* What to produce:
Find the string "drawn" in the entries and copy each line that has it.

-- Start Material for this task --

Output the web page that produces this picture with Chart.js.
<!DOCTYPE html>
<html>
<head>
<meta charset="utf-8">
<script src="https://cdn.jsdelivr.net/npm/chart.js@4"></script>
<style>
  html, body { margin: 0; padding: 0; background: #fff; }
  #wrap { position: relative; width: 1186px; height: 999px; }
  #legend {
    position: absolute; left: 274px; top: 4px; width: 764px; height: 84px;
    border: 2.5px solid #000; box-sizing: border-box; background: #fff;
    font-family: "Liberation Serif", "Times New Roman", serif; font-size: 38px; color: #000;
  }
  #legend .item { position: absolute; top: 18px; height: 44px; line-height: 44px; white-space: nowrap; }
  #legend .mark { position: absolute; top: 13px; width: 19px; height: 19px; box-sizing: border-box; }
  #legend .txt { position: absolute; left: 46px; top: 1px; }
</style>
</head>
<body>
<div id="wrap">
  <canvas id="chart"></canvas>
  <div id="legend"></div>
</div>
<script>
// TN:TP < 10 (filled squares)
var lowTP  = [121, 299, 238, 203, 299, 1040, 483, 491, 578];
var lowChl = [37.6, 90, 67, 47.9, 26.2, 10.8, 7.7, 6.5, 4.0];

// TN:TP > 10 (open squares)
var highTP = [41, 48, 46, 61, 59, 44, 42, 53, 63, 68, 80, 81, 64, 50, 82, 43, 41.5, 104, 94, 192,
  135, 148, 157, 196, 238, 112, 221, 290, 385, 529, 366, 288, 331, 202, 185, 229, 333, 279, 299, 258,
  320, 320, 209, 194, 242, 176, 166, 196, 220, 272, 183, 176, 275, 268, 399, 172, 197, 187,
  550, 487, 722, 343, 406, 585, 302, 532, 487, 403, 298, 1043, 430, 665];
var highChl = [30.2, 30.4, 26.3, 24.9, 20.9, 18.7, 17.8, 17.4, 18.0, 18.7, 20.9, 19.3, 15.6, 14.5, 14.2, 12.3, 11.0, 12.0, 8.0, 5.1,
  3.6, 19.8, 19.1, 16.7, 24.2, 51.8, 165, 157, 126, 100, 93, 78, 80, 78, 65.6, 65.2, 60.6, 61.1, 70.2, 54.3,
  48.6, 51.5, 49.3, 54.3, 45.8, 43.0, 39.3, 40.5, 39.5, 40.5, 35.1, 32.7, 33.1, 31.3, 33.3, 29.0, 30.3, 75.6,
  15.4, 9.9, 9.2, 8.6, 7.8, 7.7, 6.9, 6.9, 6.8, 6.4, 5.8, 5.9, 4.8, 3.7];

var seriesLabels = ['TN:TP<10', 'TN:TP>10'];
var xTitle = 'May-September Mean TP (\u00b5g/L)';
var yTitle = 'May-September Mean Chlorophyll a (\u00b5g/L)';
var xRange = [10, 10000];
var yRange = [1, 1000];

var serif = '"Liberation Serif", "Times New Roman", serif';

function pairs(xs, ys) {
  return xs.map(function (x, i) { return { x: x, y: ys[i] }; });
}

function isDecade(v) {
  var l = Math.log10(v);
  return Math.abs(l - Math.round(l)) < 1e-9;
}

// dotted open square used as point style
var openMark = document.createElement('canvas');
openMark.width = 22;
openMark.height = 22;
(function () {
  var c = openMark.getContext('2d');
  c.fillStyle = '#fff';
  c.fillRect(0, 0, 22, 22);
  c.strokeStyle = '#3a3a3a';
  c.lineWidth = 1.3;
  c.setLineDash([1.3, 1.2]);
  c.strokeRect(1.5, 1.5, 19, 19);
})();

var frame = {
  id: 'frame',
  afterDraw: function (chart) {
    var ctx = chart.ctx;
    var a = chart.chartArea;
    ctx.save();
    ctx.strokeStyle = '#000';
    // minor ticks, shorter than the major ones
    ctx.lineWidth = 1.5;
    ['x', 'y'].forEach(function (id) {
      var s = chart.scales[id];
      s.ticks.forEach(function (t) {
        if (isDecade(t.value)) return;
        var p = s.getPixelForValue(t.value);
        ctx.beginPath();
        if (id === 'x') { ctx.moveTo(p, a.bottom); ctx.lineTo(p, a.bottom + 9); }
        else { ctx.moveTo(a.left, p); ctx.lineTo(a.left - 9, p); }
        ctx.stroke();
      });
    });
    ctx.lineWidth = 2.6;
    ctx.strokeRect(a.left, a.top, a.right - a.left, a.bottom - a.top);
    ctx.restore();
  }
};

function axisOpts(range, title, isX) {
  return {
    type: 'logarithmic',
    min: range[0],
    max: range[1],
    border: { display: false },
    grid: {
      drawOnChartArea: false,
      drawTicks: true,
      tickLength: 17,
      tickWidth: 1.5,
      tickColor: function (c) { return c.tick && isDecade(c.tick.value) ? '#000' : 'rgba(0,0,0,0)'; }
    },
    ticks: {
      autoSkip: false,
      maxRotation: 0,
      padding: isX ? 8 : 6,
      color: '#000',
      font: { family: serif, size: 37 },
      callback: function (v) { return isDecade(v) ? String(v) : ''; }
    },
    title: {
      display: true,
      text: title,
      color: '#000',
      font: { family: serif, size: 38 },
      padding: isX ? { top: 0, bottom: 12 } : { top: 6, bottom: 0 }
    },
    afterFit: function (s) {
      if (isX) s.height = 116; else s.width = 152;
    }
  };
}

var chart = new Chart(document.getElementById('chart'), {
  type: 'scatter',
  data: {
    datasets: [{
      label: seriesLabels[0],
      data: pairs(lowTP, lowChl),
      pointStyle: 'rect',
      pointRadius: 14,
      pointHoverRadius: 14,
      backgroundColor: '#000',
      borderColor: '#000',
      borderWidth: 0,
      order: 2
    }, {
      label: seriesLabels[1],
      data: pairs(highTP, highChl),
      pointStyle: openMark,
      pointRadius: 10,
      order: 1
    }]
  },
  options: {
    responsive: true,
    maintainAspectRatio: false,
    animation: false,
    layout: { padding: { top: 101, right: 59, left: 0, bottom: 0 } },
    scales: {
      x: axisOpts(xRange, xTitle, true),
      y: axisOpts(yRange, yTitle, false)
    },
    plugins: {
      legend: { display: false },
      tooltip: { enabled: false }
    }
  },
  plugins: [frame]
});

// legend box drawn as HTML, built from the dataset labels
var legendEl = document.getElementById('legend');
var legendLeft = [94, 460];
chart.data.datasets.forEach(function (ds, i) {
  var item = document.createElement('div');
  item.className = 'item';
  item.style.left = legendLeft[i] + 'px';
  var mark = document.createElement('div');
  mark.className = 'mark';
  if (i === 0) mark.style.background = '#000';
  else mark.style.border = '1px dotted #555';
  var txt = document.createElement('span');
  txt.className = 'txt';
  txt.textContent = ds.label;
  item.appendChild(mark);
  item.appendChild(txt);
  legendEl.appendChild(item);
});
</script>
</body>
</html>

-- End Material for this task --
-- Start Material for this task --

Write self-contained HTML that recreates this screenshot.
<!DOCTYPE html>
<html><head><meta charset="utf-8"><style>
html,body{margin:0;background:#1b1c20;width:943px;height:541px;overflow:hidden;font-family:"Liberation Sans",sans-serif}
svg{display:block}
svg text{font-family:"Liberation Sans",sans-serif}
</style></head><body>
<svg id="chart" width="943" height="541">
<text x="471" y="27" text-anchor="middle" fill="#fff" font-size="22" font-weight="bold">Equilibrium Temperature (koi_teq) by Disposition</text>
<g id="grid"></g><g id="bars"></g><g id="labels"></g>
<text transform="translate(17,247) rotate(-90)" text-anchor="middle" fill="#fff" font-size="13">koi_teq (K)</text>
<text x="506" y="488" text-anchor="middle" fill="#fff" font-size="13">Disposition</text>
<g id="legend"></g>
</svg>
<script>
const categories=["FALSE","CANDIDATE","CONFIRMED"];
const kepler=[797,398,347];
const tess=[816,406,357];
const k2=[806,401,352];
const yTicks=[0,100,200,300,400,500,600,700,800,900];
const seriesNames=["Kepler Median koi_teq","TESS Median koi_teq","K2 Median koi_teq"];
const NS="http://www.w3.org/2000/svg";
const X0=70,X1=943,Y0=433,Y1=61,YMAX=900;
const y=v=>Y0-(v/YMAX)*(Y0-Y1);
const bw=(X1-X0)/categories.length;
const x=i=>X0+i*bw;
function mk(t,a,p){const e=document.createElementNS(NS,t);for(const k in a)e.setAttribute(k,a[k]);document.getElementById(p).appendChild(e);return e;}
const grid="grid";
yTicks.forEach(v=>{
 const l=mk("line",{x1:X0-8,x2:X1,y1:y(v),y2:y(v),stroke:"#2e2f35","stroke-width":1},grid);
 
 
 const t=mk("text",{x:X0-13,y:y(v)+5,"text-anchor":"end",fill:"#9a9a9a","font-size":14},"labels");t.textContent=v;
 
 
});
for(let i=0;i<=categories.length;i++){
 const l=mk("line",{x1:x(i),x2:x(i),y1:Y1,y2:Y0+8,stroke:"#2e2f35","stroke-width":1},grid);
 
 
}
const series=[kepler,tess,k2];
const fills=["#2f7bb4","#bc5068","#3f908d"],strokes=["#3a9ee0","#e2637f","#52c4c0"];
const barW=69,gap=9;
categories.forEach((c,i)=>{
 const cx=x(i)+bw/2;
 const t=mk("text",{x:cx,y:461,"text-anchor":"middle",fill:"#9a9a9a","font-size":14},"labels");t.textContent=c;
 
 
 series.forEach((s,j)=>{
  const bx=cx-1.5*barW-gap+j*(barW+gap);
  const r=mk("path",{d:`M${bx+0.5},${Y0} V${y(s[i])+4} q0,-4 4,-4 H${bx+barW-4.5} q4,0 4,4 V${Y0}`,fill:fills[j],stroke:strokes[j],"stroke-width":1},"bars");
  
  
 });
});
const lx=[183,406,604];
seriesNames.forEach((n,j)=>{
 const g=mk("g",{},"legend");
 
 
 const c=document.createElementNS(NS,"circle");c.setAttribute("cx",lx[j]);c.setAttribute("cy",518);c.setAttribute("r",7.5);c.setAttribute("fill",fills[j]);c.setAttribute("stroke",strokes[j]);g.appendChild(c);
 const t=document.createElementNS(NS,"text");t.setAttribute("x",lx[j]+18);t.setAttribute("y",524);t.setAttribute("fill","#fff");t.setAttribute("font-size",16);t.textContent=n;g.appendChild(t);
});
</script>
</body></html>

-- End Material for this task --
-- Start Material for this task --

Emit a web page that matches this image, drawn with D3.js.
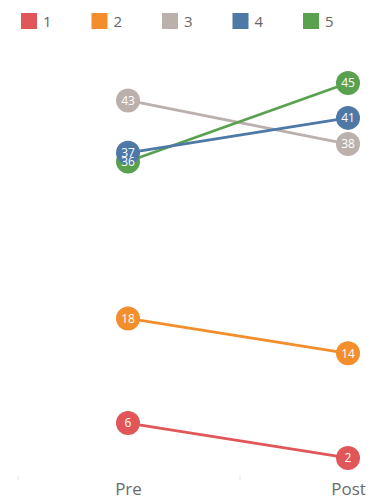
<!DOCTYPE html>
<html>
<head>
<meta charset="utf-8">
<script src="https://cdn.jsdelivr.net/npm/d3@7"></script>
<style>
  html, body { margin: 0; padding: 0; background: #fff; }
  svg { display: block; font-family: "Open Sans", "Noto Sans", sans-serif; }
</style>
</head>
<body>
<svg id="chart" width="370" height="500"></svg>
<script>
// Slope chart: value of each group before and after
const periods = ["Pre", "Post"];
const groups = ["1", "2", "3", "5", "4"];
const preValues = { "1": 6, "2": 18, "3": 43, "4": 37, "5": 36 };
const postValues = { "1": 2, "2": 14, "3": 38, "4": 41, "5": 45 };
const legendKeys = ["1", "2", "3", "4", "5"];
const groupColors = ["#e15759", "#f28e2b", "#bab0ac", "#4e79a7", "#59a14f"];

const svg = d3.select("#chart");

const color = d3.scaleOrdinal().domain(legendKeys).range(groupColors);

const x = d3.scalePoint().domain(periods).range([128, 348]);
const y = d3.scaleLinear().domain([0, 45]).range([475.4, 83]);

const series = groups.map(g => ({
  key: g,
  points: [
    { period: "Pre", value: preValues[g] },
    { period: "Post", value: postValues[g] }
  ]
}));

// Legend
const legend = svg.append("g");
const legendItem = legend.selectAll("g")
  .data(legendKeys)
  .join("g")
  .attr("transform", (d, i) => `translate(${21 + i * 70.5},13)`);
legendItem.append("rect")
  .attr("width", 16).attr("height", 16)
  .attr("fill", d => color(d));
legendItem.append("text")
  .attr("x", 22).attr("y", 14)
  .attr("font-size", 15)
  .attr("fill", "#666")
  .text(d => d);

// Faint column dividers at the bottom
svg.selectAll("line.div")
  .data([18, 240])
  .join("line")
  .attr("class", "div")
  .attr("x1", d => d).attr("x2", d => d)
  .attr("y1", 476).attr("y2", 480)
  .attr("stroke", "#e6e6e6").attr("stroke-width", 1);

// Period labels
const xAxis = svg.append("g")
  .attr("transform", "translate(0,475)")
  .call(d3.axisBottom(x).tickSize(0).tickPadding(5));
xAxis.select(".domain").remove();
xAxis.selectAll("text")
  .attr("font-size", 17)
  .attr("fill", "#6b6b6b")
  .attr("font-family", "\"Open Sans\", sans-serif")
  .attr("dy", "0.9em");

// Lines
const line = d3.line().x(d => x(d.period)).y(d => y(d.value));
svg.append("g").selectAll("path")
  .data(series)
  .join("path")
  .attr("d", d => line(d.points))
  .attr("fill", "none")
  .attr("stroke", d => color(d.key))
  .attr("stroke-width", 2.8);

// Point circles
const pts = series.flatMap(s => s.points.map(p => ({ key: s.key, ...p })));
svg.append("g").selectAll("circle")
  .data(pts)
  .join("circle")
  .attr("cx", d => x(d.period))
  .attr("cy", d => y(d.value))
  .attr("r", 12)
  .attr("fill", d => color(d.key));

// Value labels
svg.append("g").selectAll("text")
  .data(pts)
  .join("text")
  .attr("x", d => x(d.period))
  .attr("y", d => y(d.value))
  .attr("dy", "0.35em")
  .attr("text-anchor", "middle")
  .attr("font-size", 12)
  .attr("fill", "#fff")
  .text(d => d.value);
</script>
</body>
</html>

-- End Material for this task --

* Problem solution:
// legend box drawn as HTML, built from the dataset labels
Emit a web page that matches this image, drawn with D3.js.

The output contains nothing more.